• [GOAL]:
Write out the material exactly, without any of its pictures.

• [DATA SUPPLIED]:
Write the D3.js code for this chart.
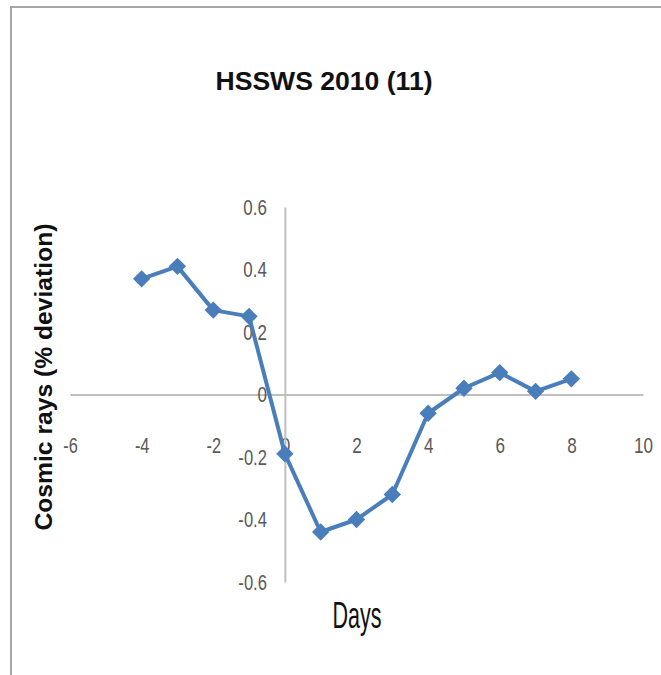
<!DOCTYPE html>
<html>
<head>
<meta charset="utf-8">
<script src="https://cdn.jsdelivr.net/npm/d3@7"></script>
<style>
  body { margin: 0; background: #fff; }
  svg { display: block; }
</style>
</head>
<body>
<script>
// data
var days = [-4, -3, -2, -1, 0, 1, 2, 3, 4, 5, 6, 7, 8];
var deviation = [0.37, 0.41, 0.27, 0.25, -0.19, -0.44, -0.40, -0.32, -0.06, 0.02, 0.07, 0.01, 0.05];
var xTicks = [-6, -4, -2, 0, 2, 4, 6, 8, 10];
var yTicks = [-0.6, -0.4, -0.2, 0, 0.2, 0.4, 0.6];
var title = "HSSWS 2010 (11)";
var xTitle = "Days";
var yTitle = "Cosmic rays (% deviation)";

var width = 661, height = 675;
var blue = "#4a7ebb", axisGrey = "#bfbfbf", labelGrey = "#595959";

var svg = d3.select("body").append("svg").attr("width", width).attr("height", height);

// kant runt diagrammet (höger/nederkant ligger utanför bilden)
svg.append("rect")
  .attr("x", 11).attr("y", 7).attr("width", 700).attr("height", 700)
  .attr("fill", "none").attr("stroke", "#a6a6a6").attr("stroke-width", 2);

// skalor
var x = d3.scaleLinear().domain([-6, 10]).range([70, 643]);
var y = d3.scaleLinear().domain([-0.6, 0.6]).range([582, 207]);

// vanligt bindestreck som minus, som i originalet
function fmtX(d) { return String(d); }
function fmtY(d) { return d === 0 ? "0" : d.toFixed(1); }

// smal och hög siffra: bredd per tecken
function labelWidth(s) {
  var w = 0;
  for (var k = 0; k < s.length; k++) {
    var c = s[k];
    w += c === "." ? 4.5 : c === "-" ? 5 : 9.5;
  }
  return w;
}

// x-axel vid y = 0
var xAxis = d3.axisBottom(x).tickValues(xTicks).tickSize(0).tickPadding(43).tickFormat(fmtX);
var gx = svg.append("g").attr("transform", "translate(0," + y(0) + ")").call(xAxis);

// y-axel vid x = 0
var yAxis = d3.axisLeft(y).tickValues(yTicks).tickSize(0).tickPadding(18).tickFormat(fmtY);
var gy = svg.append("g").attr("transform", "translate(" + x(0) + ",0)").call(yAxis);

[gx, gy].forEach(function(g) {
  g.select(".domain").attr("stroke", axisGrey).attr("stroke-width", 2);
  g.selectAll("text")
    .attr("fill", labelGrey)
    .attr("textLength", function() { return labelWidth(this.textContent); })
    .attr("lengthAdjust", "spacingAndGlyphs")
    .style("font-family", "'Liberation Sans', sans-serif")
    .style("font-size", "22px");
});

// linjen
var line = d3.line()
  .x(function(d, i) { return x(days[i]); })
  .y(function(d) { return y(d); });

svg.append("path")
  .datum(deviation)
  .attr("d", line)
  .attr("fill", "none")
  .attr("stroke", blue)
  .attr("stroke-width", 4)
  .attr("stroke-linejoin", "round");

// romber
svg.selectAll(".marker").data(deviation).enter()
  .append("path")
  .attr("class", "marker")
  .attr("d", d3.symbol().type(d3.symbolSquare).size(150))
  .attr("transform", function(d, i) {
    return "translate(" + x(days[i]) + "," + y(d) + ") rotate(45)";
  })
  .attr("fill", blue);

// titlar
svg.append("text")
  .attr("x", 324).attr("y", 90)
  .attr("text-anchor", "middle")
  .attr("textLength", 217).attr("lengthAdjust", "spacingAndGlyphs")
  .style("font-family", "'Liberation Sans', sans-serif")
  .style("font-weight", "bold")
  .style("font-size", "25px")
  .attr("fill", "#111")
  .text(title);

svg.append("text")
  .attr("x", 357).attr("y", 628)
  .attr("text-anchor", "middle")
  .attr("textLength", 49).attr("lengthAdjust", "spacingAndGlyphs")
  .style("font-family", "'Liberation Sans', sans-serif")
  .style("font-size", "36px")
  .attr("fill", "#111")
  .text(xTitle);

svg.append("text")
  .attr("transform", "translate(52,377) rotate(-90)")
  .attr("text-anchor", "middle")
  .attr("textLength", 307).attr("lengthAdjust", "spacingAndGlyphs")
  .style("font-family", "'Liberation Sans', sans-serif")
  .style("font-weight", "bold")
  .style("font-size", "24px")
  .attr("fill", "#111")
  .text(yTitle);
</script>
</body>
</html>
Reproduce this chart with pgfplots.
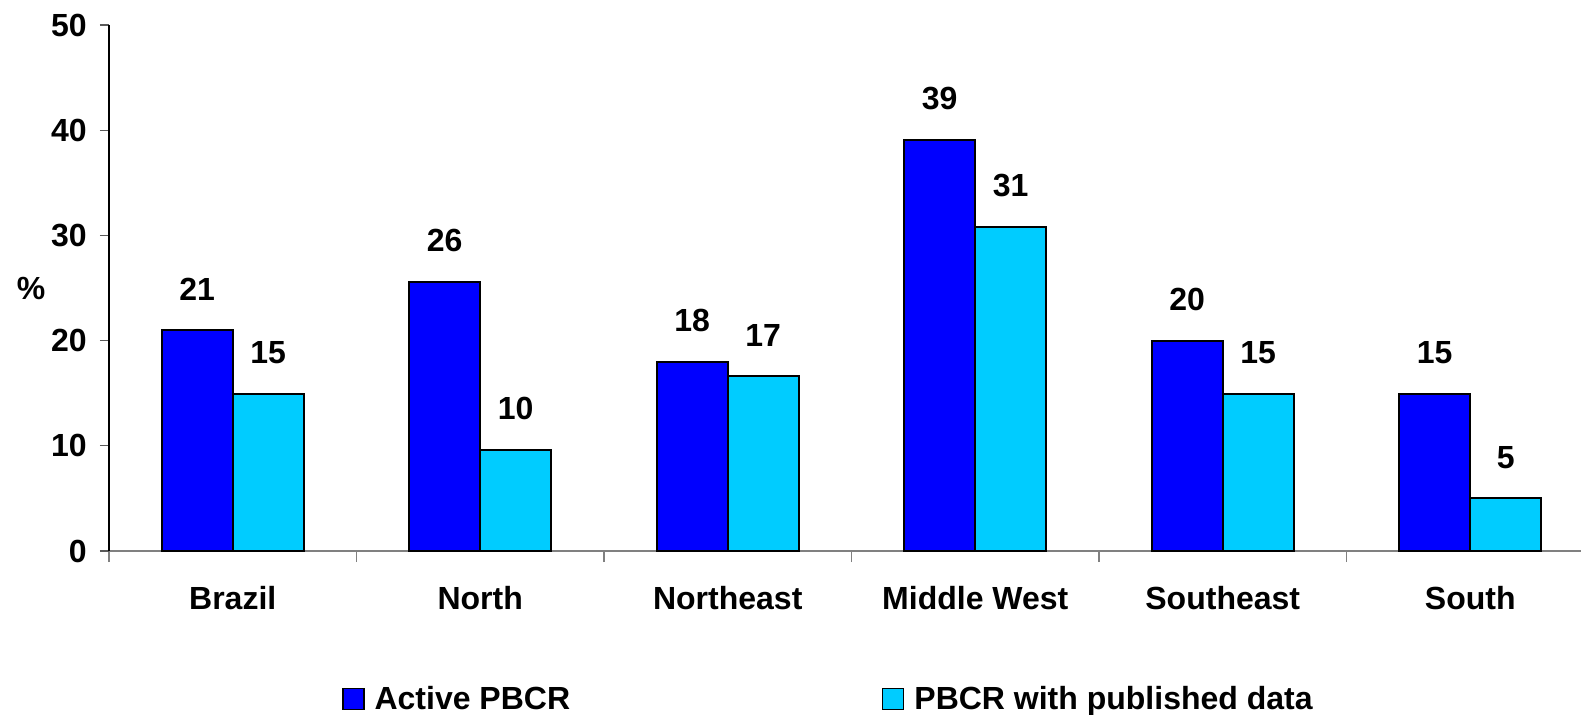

• [EXERCISE OUTPUT]:
Write the D3.js code for this chart.
<!DOCTYPE html>
<html>
<head>
<meta charset="utf-8">
<script src="https://cdn.jsdelivr.net/npm/d3@7"></script>
<style>
  body { margin: 0; background: #fff; }
  svg { display: block; }
</style>
</head>
<body>
<script>
// data
var days = [-4, -3, -2, -1, 0, 1, 2, 3, 4, 5, 6, 7, 8];
var deviation = [0.37, 0.41, 0.27, 0.25, -0.19, -0.44, -0.40, -0.32, -0.06, 0.02, 0.07, 0.01, 0.05];
var xTicks = [-6, -4, -2, 0, 2, 4, 6, 8, 10];
var yTicks = [-0.6, -0.4, -0.2, 0, 0.2, 0.4, 0.6];
var title = "HSSWS 2010 (11)";
var xTitle = "Days";
var yTitle = "Cosmic rays (% deviation)";

var width = 661, height = 675;
var blue = "#4a7ebb", axisGrey = "#bfbfbf", labelGrey = "#595959";

var svg = d3.select("body").append("svg").attr("width", width).attr("height", height);

// kant runt diagrammet (höger/nederkant ligger utanför bilden)
svg.append("rect")
  .attr("x", 11).attr("y", 7).attr("width", 700).attr("height", 700)
  .attr("fill", "none").attr("stroke", "#a6a6a6").attr("stroke-width", 2);

// skalor
var x = d3.scaleLinear().domain([-6, 10]).range([70, 643]);
var y = d3.scaleLinear().domain([-0.6, 0.6]).range([582, 207]);

// vanligt bindestreck som minus, som i originalet
function fmtX(d) { return String(d); }
function fmtY(d) { return d === 0 ? "0" : d.toFixed(1); }

// smal och hög siffra: bredd per tecken
function labelWidth(s) {
  var w = 0;
  for (var k = 0; k < s.length; k++) {
    var c = s[k];
    w += c === "." ? 4.5 : c === "-" ? 5 : 9.5;
  }
  return w;
}

// x-axel vid y = 0
var xAxis = d3.axisBottom(x).tickValues(xTicks).tickSize(0).tickPadding(43).tickFormat(fmtX);
var gx = svg.append("g").attr("transform", "translate(0," + y(0) + ")").call(xAxis);

// y-axel vid x = 0
var yAxis = d3.axisLeft(y).tickValues(yTicks).tickSize(0).tickPadding(18).tickFormat(fmtY);
var gy = svg.append("g").attr("transform", "translate(" + x(0) + ",0)").call(yAxis);

[gx, gy].forEach(function(g) {
  g.select(".domain").attr("stroke", axisGrey).attr("stroke-width", 2);
  g.selectAll("text")
    .attr("fill", labelGrey)
    .attr("textLength", function() { return labelWidth(this.textContent); })
    .attr("lengthAdjust", "spacingAndGlyphs")
    .style("font-family", "'Liberation Sans', sans-serif")
    .style("font-size", "22px");
});

// linjen
var line = d3.line()
  .x(function(d, i) { return x(days[i]); })
  .y(function(d) { return y(d); });

svg.append("path")
  .datum(deviation)
  .attr("d", line)
  .attr("fill", "none")
  .attr("stroke", blue)
  .attr("stroke-width", 4)
  .attr("stroke-linejoin", "round");

// romber
svg.selectAll(".marker").data(deviation).enter()
  .append("path")
  .attr("class", "marker")
  .attr("d", d3.symbol().type(d3.symbolSquare).size(150))
  .attr("transform", function(d, i) {
    return "translate(" + x(days[i]) + "," + y(d) + ") rotate(45)";
  })
  .attr("fill", blue);

// titlar
svg.append("text")
  .attr("x", 324).attr("y", 90)
  .attr("text-anchor", "middle")
  .attr("textLength", 217).attr("lengthAdjust", "spacingAndGlyphs")
  .style("font-family", "'Liberation Sans', sans-serif")
  .style("font-weight", "bold")
  .style("font-size", "25px")
  .attr("fill", "#111")
  .text(title);

svg.append("text")
  .attr("x", 357).attr("y", 628)
  .attr("text-anchor", "middle")
  .attr("textLength", 49).attr("lengthAdjust", "spacingAndGlyphs")
  .style("font-family", "'Liberation Sans', sans-serif")
  .style("font-size", "36px")
  .attr("fill", "#111")
  .text(xTitle);

svg.append("text")
  .attr("transform", "translate(52,377) rotate(-90)")
  .attr("text-anchor", "middle")
  .attr("textLength", 307).attr("lengthAdjust", "spacingAndGlyphs")
  .style("font-family", "'Liberation Sans', sans-serif")
  .style("font-weight", "bold")
  .style("font-size", "24px")
  .attr("fill", "#111")
  .text(yTitle);
</script>
</body>
</html>
Reproduce this chart with pgfplots.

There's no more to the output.